We had to steer amongst islands and huge rocks, rarely losing sight of the shore, though it now and then appeared only a mist that bordered the water's edge. The pilot assured me that the numerous harbours on the Norway coast were very safe, and the pilot-boats were always on the watch. The Swedish side is very dangerous, I am also informed; and the help of experience is not often at hand to enable strange vessels to steer clear of the rocks, which lurk below the water close to the shore.
There are no tides here, nor in the Cattegate, and, what appeared to me a consequence, no sandy beach. Perhaps this observation has been made before; but it did not occur to me till I saw the waves continually beating against the bare rocks, without ever receding to leave a sediment to harden.
The wind was fair, till we had to tack about in order to enter Laurvig, where we arrived towards three o'clock in the afternoon. It is a clean, pleasant town, with a considerable iron-work, which gives life to it.
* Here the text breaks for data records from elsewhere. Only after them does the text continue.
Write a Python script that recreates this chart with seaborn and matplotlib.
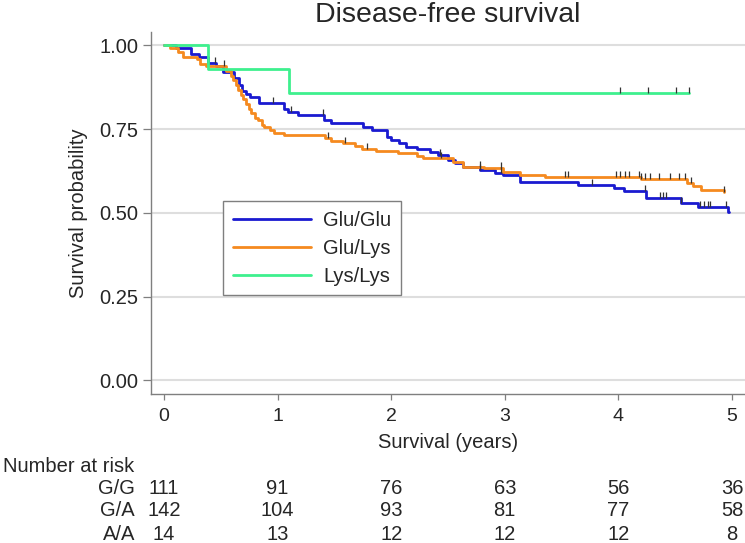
import numpy as np
import matplotlib
matplotlib.use('Agg')
import matplotlib.pyplot as plt
import matplotlib.transforms as mtransforms
import seaborn as sns

'''
step data read off the chart (time in years, survival probability)
'''
groups = ['Glu/Glu', 'Glu/Lys', 'Lys/Lys']
colors = ['#1a1ad0', '#f58a1f', '#3ef08e']

t_gg = [0, 0.11, 0.24, 0.31, 0.385, 0.46, 0.52, 0.62, 0.66, 0.69, 0.72, 0.76,
        0.84, 1.06, 1.09, 1.18, 1.41, 1.47, 1.75, 1.83, 1.96, 2.0, 2.07, 2.13,
        2.23, 2.34, 2.41, 2.50, 2.56, 2.63, 2.78, 2.91, 2.98, 3.13, 3.64, 3.96,
        4.05, 4.24, 4.55, 4.70, 4.96, 4.97]
s_gg = [1.0, 0.991, 0.973, 0.964, 0.946, 0.937, 0.919, 0.901, 0.883, 0.865,
        0.856, 0.847, 0.829, 0.811, 0.802, 0.793, 0.777, 0.767, 0.757, 0.747,
        0.727, 0.717, 0.707, 0.697, 0.692, 0.682, 0.673, 0.658, 0.648, 0.638,
        0.628, 0.618, 0.613, 0.593, 0.583, 0.575, 0.565, 0.543, 0.530, 0.518,
        0.503, 0.503]

t_ga = [0, 0.05, 0.12, 0.17, 0.29, 0.32, 0.37, 0.55, 0.59, 0.61, 0.63, 0.65,
        0.68, 0.70, 0.72, 0.75, 0.77, 0.80, 0.83, 0.86, 0.88, 0.93, 0.97, 1.06,
        1.42, 1.47, 1.58, 1.68, 1.74, 1.87, 2.06, 2.23, 2.28, 2.54, 2.63, 2.82,
        2.98, 3.13, 3.35, 4.2, 4.6, 4.66, 4.73, 4.93]
s_ga = [1.0, 0.993, 0.979, 0.965, 0.958, 0.944, 0.937, 0.923, 0.909, 0.895,
        0.881, 0.867, 0.853, 0.839, 0.825, 0.811, 0.797, 0.783, 0.776, 0.762,
        0.755, 0.748, 0.739, 0.732, 0.722, 0.714, 0.707, 0.700, 0.692, 0.685,
        0.678, 0.671, 0.663, 0.651, 0.638, 0.633, 0.623, 0.613, 0.606, 0.600,
        0.590, 0.580, 0.568, 0.561]

t_aa = [0, 0.385, 1.10, 4.62]
s_aa = [1.0, 0.929, 0.857, 0.857]

'''
censored observations (years)
'''
cens_gg = [0.45, 0.96, 1.12, 1.40, 2.43, 2.78, 2.97, 3.77, 4.23, 4.37, 4.39,
           4.42, 4.55, 4.72, 4.75, 4.79, 4.81, 4.95]
cens_ga = [0.53, 1.44, 1.59, 1.79, 2.44, 2.78, 2.97, 3.53, 3.56, 3.98, 4.01,
           4.06, 4.09, 4.18, 4.20, 4.23, 4.28, 4.36, 4.45, 4.53, 4.59, 4.64,
           4.93]
cens_aa = [4.01, 4.26, 4.51, 4.62]

'''
number at risk table
'''
risk_labels = ['G/G', 'G/A', 'A/A']
risk_times = [0, 1, 2, 3, 4, 5]
risk_gg = [111, 91, 76, 63, 56, 36]
risk_ga = [142, 104, 93, 81, 77, 58]
risk_aa = [14, 13, 12, 12, 12, 8]

sns.set_style('white')
plt.rcParams['font.family'] = ['Liberation Sans', 'DejaVu Sans']

fig = plt.figure(figsize=(7.45, 5.43), dpi=100)
ax = fig.add_axes([151 / 745, 1 - 394 / 543, 594 / 745, 362 / 543])

curves = [(t_gg, s_gg, cens_gg), (t_ga, s_ga, cens_ga), (t_aa, s_aa, cens_aa)]
for (t, s, cens), name, col in zip(curves, groups, colors):
    sns.lineplot(x=t, y=s, drawstyle='steps-post', color=col, lw=2,
                 label=name, estimator=None, ax=ax)
    t_arr = np.array(t)
    s_arr = np.array(s)
    idx = np.searchsorted(t_arr, cens, side='right') - 1
    ax.plot(cens, s_arr[idx], ls='none', marker=2, ms=4.5, mew=0.9,
            color='#333333', zorder=4)

ax.set_xlim(-0.114, 5.114)
ax.set_ylim(-0.0406, 1.0397)
ax.set_xticks(range(6))
ax.set_yticks([0, 0.25, 0.5, 0.75, 1.0])
ax.set_yticklabels(['0.00', '0.25', '0.50', '0.75', '1.00'])
ax.yaxis.grid(True, color='#dedede', lw=1.5)
ax.xaxis.grid(False)
ax.set_axisbelow(True)

for side in ['top', 'right']:
    ax.spines[side].set_visible(False)
for side in ['left', 'bottom']:
    ax.spines[side].set_color('#7f7f7f')
    ax.spines[side].set_linewidth(1.0)

ax.tick_params(axis='y', direction='out', length=6, width=0.9,
               color='#7f7f7f', labelsize=14.5, pad=3, left=True)
ax.tick_params(axis='x', direction='out', length=4, width=0.9,
               color='#7f7f7f', labelsize=14, pad=6, bottom=True)

ax.set_title('Disease-free survival', fontsize=20.5, pad=7)
ax.set_xlabel('Survival (years)', fontsize=14.5)
ax.set_ylabel('Survival probability', fontsize=14.5)
ax.xaxis.set_label_coords(0.5, -(443 - 394) / 362)
ax.xaxis.label.set_va('center')
ax.yaxis.set_label_coords(-(151 - 78) / 594, 0.5)
ax.yaxis.label.set_va('center')

leg = ax.legend(loc='upper left', bbox_to_anchor=(72 / 594, 193 / 362),
                frameon=True, fancybox=False, framealpha=1,
                edgecolor='#7f7f7f', fontsize=14.5, handlelength=3.9,
                handletextpad=0.6, labelspacing=0.45, borderpad=0.48,
                borderaxespad=0)
leg.get_frame().set_linewidth(1.0)

'''
number at risk below the axes
'''
trans = mtransforms.blended_transform_factory(ax.transData, fig.transFigure)
fig.text(3 / 745, 1 - 466 / 543, 'Number at risk', fontsize=14.5,
         ha='left', va='center')
rows_y = [488, 511, 534]
for lab, vals, yp in zip(risk_labels, [risk_gg, risk_ga, risk_aa], rows_y):
    fig.text(135 / 745, 1 - yp / 543, lab, fontsize=14.5, ha='right',
             va='center')
    for tx, v in zip(risk_times, vals):
        ax.text(tx, 1 - yp / 543, str(v), fontsize=14.5, ha='center',
                va='center', transform=trans, clip_on=False)

fig.savefig('out.png', dpi=100)
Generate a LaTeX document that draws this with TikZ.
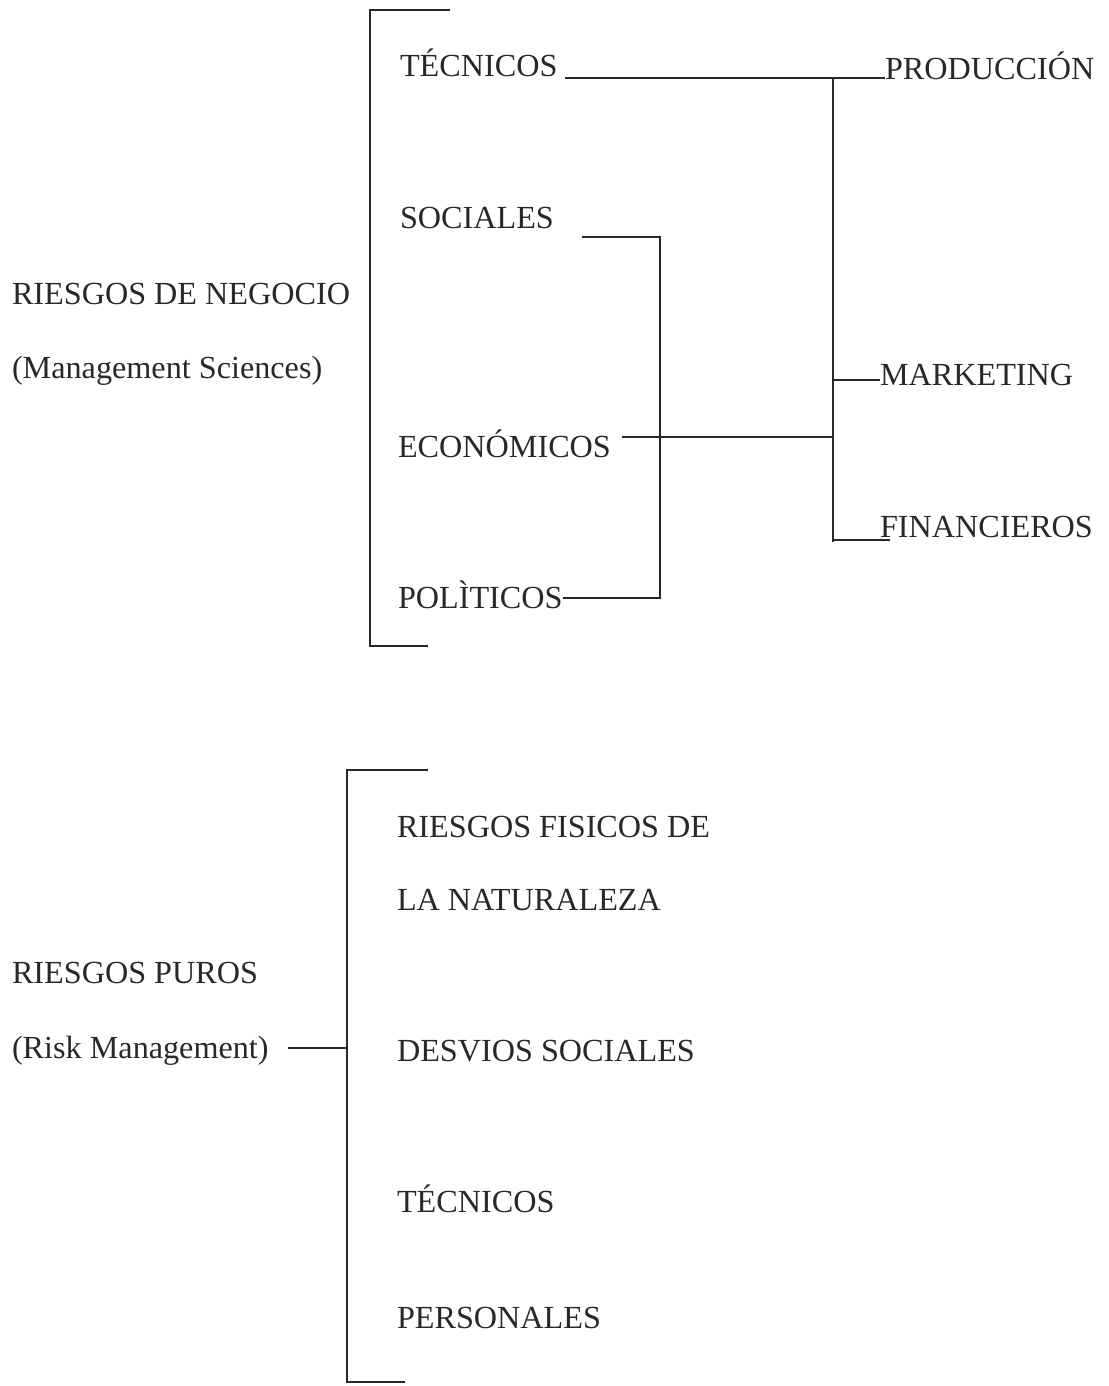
\documentclass[tikz,border=0pt]{standalone}
\usepackage{fontspec}
\setmainfont{Liberation Serif}
\begin{document}
\begin{tikzpicture}[x=0.5pt,y=-0.5pt,
  lbl/.style={anchor=base west,inner sep=0pt,outer sep=0pt,
    font=\fontsize{16.1}{19}\selectfont,text=ink},
  ln/.style={draw=ink,line width=1pt}]
\definecolor{ink}{HTML}{282828}
\useasboundingbox (0,0) rectangle (1108,1386);

% ---------- business risks ----------
\node[lbl] (neg)  at (12,304)  {RIESGOS DE NEGOCIO};
\node[lbl] (mgs)  at (12,378)  {(Management Sciences)};

\node[lbl] (tec)  at (400,77)  {TÉCNICOS};
\node[lbl] (soc)  at (400,228) {SOCIALES};
\node[lbl] (eco)  at (398,457) {ECONÓMICOS};
\node[lbl] (pol)  at (398,608) {POLÌTICOS};

\node[lbl] (prod) at (885,80)  {PRODUCCIÓN};
\node[lbl] (mkt)  at (880,385) {MARKETING};
\node[lbl] (fin)  at (880,537) {FINANCIEROS};

% left bracket
\coordinate (bt1) at (450,10);
\coordinate (bt0) at (370,10);
\coordinate (bb0) at (370,646);
\coordinate (bb1) at (428,646);
\draw[ln] (bt1) -- (bt0) -- (bb0) -- (bb1);

% inner bracket joining SOCIALES and POLÌTICOS
\coordinate (s0) at (582,237);
\coordinate (s1) at (660,237);
\coordinate (p1) at (660,598);
\draw[ln] (s0) -- (s1) -- (p1) -- (pol.east |- p1);

% trunk to the functional areas
\coordinate (tTop) at (833,78);
\coordinate (tBot) at (833,542);
\coordinate (tEco) at (833,437);
\coordinate (tMkt) at (833,380);
\coordinate (tFin) at (833,540);
\coordinate (tecEnd) at (565,78);
\coordinate (ecoEnd) at (622,437);
\draw[ln] (tecEnd) -- (tTop) -- (prod.west |- tTop);
\draw[ln] (tTop) -- (tBot);
\draw[ln] (ecoEnd) -- (tEco);
\draw[ln] (tMkt) -- (mkt.west |- tMkt);
\draw[ln] (tFin) -- ([xshift=5pt]fin.west |- tFin);

% ---------- pure risks ----------
\node[lbl] (pur)  at (12,983)   {RIESGOS PUROS};
\node[lbl] (rkm)  at (12,1058)  {(Risk Management)};

\node[lbl] (fis)  at (397,837)  {RIESGOS FISICOS DE};
\node[lbl] (nat)  at (397,910)  {LA NATURALEZA};
\node[lbl] (des)  at (397,1061) {DESVIOS SOCIALES};
\node[lbl] (tec2) at (397,1212) {TÉCNICOS};
\node[lbl] (per)  at (397,1328) {PERSONALES};

\coordinate (ct1) at (428,770);
\coordinate (ct0) at (347,770);
\coordinate (cb0) at (347,1382);
\coordinate (cb1) at (405,1382);
\coordinate (cm)  at (347,1048);
\coordinate (rkmEnd) at (288,1048);
\draw[ln] (ct1) -- (ct0) -- (cb0) -- (cb1);
\draw[ln] (rkmEnd) -- (cm);
\end{tikzpicture}
\end{document}
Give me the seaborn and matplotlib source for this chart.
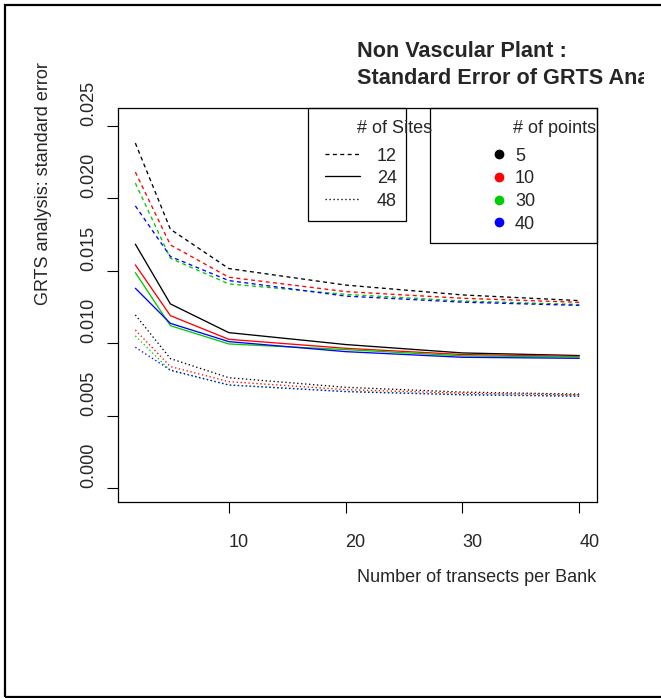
import matplotlib
matplotlib.use("Agg")
import matplotlib.pyplot as plt
import numpy as np
import pandas as pd
import seaborn as sns
from matplotlib.patches import Rectangle
from matplotlib.lines import Line2D
from matplotlib.transforms import Bbox, TransformedBbox

# ---- data -------------------------------------------------------------
transects = [2, 5, 10, 20, 30, 40]
point_levels = ["5", "10", "30", "40"]
site_levels = ["12", "24", "48"]
x_ticks = [10, 20, 30, 40]
y_ticks = [0.000, 0.005, 0.010, 0.015, 0.020, 0.025]
y_tick_labels = ["0.000", "0.005", "0.010", "0.015", "0.020", "0.025"]

# standard error by number of points, one table per number of sites
se_sites12 = {
    "5":  [0.02379, 0.01785, 0.01514, 0.01400, 0.01332, 0.01293],
    "10": [0.02179, 0.01677, 0.01454, 0.01355, 0.01309, 0.01281],
    "30": [0.02103, 0.01585, 0.01408, 0.01336, 0.01290, 0.01266],
    "40": [0.01946, 0.01597, 0.01431, 0.01324, 0.01282, 0.01260],
}
se_sites24 = {
    "5":  [0.01682, 0.01270, 0.01072, 0.00990, 0.00932, 0.00914],
    "10": [0.01539, 0.01189, 0.01026, 0.00964, 0.00921, 0.00908],
    "30": [0.01486, 0.01120, 0.00994, 0.00955, 0.00912, 0.00904],
    "40": [0.01378, 0.01136, 0.01010, 0.00941, 0.00902, 0.00895],
}
se_sites48 = {
    "5":  [0.01194, 0.00893, 0.00761, 0.00695, 0.00662, 0.00648],
    "10": [0.01090, 0.00838, 0.00734, 0.00679, 0.00654, 0.00643],
    "30": [0.01049, 0.00810, 0.00711, 0.00667, 0.00645, 0.00636],
    "40": [0.00971, 0.00814, 0.00711, 0.00665, 0.00643, 0.00633],
}

point_colors = ["black", "#FF0000", "#00CD00", "#0000FF"]
site_dashes = [(3.0, 2.6), "", (1.0, 2.0)]

rows = []
for site, table in zip(site_levels, [se_sites12, se_sites24, se_sites48]):
    for pts in point_levels:
        for t, v in zip(transects, table[pts]):
            rows.append({"transects": t, "se": v, "points": pts, "sites": site})
df = pd.DataFrame(rows)

# ---- figure -----------------------------------------------------------
sns.set_style("white")
plt.rcParams["font.family"] = ["Liberation Sans", "DejaVu Sans"]

W, H, DPI = 661, 698, 100
fig = plt.figure(figsize=(W / DPI, H / DPI), dpi=DPI)
fig.patch.set_facecolor("white")


def fxy(x, y):
    """Pixel position (origin top-left) to figure fraction."""
    return (x / W, 1 - y / H)


p_left, p_right, p_top, p_bottom = 117.6, 597.0, 108.3, 502.3
ax = fig.add_axes([p_left / W, 1 - p_bottom / H,
                   (p_right - p_left) / W, (p_bottom - p_top) / H])

sns.lineplot(
    data=df, x="transects", y="se",
    hue="points", hue_order=point_levels,
    palette=dict(zip(point_levels, point_colors)),
    style="sites", style_order=site_levels,
    dashes=dict(zip(site_levels, site_dashes)),
    linewidth=0.95, errorbar=None, legend=False, ax=ax,
)

ax.set_xlim(0.48, 41.52)
ax.set_ylim(-0.00098, 0.02619)

for sp in ax.spines.values():
    sp.set_visible(True)
    sp.set_color("black")
    sp.set_linewidth(0.9)

base_fs = 13
ax.set_xticks(x_ticks)
ax.set_xticklabels([str(v) for v in x_ticks], ha="left", va="baseline",
                   fontsize=base_fs)
ax.set_yticks(y_ticks)
ax.set_yticklabels(y_tick_labels, rotation=90, rotation_mode="anchor",
                   ha="left", va="baseline", fontsize=base_fs)
ax.tick_params(axis="x", bottom=True, direction="out", length=8.0,
               width=0.8, color="black", pad=24.5)
ax.tick_params(axis="y", left=True, direction="out", length=8.0,
               width=0.8, color="black", pad=9.4)

ax.set_xlabel("Number of transects per Bank", fontsize=base_fs,
              ha="left", va="baseline")
ax.xaxis.set_label_coords((356.7 - p_left) / (p_right - p_left),
                          (p_bottom - 581.5) / (p_bottom - p_top))
ax.set_ylabel("GRTS analysis: standard error", fontsize=base_fs,
              rotation=90, rotation_mode="anchor", ha="left", va="baseline")
ax.yaxis.set_label_coords((48.3 - p_left) / (p_right - p_left), 0.5)

# ---- title (left-anchored, clipped at the right) -------------------------
clip = TransformedBbox(Bbox.from_extents(0, 0, 644 / W, 1), fig.transFigure)
for line, base in [("Non Vascular Plant :", 57.3),
                   ("Standard Error of GRTS Analysis", 84.3)]:
    t = fig.text(*fxy(357.3, base), line, fontsize=15.6, fontweight="bold",
                 ha="left", va="baseline")
    t.set_clip_box(clip)
    t.set_clip_on(True)

# ---- legends ----------------------------------------------------------
def add_box(x0, y0, x1, y1):
    fig.add_artist(Rectangle(fxy(x0, y1), (x1 - x0) / W, (y1 - y0) / H,
                             transform=fig.transFigure, fill=False,
                             ec="black", lw=0.9))

entry_base = [160.7, 183.3, 206.0, 228.7]

add_box(308.3, 108.3, 405.7, 220.7)
fig.text(*fxy(357.3, 132.7), "# of Sites", fontsize=base_fs,
         ha="left", va="baseline")
for i, (site, dash) in enumerate(zip(site_levels, site_dashes)):
    yb = entry_base[i]
    (x0, y0), (x1, _) = fxy(325, yb - 7), fxy(360, yb - 7)
    ln = Line2D([x0, x1], [y0, y0], transform=fig.transFigure,
                color="black", lw=0.95)
    ln.set_dashes(dash)
    fig.add_artist(ln)
    fig.text(*fxy(376.7, yb), site, fontsize=base_fs, ha="left",
             va="baseline")

add_box(430.0, 108.3, 596.7, 243.3)
fig.text(*fxy(513.3, 132.7), "# of points", fontsize=base_fs,
         ha="left", va="baseline")
for i, (pts, col) in enumerate(zip(point_levels, point_colors)):
    yb = entry_base[i]
    mx, my = fxy(499, yb - 6.5)
    fig.add_artist(Line2D([mx], [my], transform=fig.transFigure, marker="o",
                          markersize=6, color=col, lw=0))
    fig.text(*fxy(515, yb), pts, fontsize=base_fs, ha="left", va="baseline")

# ---- outer frame ------------------------------------------------------
fig.add_artist(Rectangle(fxy(5, 697), 700 / W, (697 - 5) / H,
                         transform=fig.transFigure, fill=False,
                         ec="black", lw=1.6))

fig.savefig("out.png", dpi=DPI, facecolor="white")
As the Norwegians do not frequently see travellers, they are very curious to know their business, and who they are--so curious, that I was half tempted to adopt Dr. Franklin's plan, when travelling in America, where they are equally prying, which was to write on a paper, for public inspection, my name, from whence I came, where I was going, and what was my business. But if I were importuned by their curiosity, their friendly gestures gratified me. A woman coming alone interested them. And I know not whether my weariness gave me a look of peculiar delicacy, but they approached to assist me, and inquire after my wants, as if they were afraid to hurt, and wished to protect me. The sympathy I inspired, thus dropping down from the clouds in a strange land, affected me more than it would have done had not my spirits been harassed by various causes--by much thinking--musing almost to madness--and even by a sort of weak melancholy that hung about my heart at parting with my daughter for the first time.
You know that, as a female, I am particularly attached to her; I feel more than a mother's fondness and anxiety when I reflect on the dependent and oppressed state of her sex. I dread lest she should be forced to sacrifice her heart to her principles, or principles to her heart. With trembling hand I shall cultivate sensibility and cherish delicacy of sentiment, lest, whilst I lend fresh blushes to the rose, I sharpen the thorns that will wound the breast I would fain guard; I dread to unfold her mind, lest it should render her unfit for the world she is to inhabit. Hapless woman! what a fate is thine!
But whither am I wandering? I only meant to tell you that the impression the kindness of the simple people made visible on my countenance increased my sensibility to a painful degree. I wished to have had a room to myself, for their attention, and rather distressing observation, embarrassed me extremely. Yet, as they would bring me eggs, and make my coffee, I found I could not leave them without hurting their feelings of hospitality.
It is customary here for the host and hostess to welcome their guests as master and mistress of the house.
My clothes, in their turn, attracted the attention of the females, and I could not help thinking of the foolish vanity which makes many women so proud of the observation of strangers as to take wonder very gratuitously for admiration. This error they are very apt to fall into when, arrived in a foreign country, the populace stare at them as they pass. Yet the make of a cap or the singularity of a gown is often the cause of the flattering attention which afterwards supports a fantastic superstructure of self-conceit.